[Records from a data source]
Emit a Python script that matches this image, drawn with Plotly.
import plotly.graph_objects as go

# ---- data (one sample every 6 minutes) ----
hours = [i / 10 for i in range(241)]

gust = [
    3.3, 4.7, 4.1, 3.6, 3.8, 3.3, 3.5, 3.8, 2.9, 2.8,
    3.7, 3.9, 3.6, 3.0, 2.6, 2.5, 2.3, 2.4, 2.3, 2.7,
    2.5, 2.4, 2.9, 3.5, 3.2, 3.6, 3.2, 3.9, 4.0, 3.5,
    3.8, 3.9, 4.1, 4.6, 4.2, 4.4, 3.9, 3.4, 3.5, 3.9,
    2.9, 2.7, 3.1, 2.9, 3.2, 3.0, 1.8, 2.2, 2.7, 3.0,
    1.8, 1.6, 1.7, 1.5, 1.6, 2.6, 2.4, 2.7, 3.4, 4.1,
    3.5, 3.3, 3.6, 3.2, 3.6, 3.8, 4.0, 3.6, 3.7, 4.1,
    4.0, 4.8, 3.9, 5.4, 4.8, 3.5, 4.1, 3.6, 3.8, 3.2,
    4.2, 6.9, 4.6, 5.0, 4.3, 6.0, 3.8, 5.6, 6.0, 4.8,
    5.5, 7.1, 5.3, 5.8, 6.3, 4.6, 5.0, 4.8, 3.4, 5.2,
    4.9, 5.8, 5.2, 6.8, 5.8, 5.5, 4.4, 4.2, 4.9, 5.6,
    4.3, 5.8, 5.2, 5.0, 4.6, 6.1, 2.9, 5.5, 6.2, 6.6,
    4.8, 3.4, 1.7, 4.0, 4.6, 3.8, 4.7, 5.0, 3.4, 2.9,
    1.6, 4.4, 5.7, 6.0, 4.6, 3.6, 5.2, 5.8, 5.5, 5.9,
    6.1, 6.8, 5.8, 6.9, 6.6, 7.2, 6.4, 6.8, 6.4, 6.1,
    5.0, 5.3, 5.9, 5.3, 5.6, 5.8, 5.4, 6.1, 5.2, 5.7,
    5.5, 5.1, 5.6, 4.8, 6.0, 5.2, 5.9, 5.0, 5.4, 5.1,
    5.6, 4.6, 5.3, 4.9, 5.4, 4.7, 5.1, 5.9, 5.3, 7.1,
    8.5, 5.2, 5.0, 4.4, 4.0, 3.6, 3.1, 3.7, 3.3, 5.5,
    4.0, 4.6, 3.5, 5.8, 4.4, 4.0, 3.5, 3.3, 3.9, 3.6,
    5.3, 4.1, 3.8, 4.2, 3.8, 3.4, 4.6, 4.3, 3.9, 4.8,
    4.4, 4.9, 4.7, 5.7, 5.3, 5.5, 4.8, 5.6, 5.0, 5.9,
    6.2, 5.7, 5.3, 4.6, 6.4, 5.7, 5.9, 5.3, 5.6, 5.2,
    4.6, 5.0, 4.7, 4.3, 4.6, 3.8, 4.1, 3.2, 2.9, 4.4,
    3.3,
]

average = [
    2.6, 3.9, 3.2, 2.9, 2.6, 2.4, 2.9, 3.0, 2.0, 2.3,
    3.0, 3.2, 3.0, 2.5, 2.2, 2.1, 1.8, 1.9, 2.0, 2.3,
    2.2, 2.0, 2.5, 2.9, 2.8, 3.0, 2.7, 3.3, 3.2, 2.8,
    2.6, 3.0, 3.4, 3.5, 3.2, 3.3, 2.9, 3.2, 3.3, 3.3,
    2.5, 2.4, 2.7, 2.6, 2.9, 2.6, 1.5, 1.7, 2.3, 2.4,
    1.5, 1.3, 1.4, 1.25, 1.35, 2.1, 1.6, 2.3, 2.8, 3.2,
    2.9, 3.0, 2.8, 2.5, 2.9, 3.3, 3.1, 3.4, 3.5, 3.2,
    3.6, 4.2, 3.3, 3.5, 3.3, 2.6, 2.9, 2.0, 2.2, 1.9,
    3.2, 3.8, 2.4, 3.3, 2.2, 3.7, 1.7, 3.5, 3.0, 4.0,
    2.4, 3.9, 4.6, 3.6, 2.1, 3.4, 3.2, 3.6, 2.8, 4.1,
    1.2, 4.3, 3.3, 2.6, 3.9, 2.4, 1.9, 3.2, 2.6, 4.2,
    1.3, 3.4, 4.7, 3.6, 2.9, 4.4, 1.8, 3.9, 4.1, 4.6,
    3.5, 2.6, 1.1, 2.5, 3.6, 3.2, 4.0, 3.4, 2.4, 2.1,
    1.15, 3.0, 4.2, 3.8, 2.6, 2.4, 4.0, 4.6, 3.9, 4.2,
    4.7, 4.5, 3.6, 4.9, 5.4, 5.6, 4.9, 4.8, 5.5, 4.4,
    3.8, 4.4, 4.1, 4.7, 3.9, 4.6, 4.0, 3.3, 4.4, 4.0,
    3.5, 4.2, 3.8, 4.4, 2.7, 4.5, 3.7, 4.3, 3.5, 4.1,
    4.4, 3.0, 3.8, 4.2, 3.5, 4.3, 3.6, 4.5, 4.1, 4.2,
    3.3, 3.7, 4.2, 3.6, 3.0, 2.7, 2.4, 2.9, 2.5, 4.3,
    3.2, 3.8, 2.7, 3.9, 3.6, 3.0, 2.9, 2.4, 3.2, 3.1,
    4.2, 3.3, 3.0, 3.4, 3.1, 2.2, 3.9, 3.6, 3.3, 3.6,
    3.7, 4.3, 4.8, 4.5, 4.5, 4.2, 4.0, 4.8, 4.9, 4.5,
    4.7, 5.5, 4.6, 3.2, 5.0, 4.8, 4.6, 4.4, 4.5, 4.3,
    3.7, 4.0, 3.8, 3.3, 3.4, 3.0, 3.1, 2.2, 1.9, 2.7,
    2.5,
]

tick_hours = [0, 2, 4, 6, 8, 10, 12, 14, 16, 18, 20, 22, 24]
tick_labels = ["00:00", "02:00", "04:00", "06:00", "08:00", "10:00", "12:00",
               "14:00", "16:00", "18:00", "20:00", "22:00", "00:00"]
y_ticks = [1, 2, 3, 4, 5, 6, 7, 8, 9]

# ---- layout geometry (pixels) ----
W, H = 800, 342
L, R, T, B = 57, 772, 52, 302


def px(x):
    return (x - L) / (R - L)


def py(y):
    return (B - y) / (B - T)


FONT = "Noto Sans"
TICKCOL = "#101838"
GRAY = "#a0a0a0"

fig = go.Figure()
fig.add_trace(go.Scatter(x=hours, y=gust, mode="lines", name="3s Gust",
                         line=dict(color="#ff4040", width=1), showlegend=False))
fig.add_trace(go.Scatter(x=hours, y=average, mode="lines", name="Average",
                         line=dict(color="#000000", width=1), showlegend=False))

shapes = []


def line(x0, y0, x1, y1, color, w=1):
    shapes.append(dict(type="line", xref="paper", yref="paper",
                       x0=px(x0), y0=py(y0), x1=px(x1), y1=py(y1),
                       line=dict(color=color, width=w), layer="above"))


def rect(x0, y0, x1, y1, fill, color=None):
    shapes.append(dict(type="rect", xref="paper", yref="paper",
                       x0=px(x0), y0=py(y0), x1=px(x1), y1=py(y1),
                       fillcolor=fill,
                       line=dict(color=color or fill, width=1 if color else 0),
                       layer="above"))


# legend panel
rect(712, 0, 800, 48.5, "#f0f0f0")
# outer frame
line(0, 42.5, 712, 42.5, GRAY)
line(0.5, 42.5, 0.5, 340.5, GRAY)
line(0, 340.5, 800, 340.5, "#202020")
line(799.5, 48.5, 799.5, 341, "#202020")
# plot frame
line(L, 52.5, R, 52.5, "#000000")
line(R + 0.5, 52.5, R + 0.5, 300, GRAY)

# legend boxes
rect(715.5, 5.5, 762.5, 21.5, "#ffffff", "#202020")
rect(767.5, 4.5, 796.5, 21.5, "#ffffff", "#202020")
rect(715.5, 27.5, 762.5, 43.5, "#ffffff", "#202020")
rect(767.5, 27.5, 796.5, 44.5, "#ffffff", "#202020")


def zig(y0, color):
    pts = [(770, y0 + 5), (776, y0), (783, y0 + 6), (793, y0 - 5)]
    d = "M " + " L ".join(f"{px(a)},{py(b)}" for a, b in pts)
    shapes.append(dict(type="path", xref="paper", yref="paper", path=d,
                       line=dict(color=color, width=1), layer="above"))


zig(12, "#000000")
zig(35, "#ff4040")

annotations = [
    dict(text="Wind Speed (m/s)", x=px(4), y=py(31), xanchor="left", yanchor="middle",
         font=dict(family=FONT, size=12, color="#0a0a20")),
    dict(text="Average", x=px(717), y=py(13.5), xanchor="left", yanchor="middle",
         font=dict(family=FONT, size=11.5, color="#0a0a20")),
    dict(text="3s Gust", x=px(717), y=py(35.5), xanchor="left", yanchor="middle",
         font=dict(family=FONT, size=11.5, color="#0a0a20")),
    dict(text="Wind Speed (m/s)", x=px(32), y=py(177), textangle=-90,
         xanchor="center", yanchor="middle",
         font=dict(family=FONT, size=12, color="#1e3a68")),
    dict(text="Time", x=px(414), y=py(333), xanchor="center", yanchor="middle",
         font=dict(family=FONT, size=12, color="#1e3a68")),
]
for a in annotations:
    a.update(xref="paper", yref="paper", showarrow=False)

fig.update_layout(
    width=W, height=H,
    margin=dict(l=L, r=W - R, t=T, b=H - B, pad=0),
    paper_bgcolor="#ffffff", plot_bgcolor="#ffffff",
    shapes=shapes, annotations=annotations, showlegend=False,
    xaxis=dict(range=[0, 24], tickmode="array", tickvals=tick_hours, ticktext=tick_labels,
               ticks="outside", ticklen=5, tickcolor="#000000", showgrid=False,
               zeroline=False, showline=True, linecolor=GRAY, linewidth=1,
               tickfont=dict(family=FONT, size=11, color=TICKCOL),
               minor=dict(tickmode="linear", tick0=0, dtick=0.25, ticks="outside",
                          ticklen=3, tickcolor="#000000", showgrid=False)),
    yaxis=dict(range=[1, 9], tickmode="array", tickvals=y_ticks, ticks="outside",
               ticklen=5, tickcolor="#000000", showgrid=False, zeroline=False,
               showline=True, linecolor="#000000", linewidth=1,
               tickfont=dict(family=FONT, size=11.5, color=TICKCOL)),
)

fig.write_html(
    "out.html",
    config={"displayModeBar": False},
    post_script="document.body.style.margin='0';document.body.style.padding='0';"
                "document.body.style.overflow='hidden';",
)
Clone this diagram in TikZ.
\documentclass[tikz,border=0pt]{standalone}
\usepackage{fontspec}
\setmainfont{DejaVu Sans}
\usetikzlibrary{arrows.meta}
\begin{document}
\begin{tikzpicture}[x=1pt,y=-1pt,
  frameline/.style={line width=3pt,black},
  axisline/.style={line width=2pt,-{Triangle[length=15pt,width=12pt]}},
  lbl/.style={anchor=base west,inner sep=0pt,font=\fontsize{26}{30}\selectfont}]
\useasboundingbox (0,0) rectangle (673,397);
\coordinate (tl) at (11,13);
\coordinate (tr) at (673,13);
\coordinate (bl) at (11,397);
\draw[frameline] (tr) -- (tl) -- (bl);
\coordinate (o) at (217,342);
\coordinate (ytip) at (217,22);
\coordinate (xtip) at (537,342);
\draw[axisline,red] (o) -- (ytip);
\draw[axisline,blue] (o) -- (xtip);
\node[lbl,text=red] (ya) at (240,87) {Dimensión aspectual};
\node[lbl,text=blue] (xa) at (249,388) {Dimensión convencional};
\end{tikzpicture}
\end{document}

Directions for this task => Reproduce verbatim the range of lines that opens the records and closes with the line containing "hours = [i / 10 for i in range(241)]". Omit everything after it.

Response below =>
Emit a Python script that matches this image, drawn with Plotly.
import plotly.graph_objects as go

# ---- data (one sample every 6 minutes) ----
hours = [i / 10 for i in range(241)]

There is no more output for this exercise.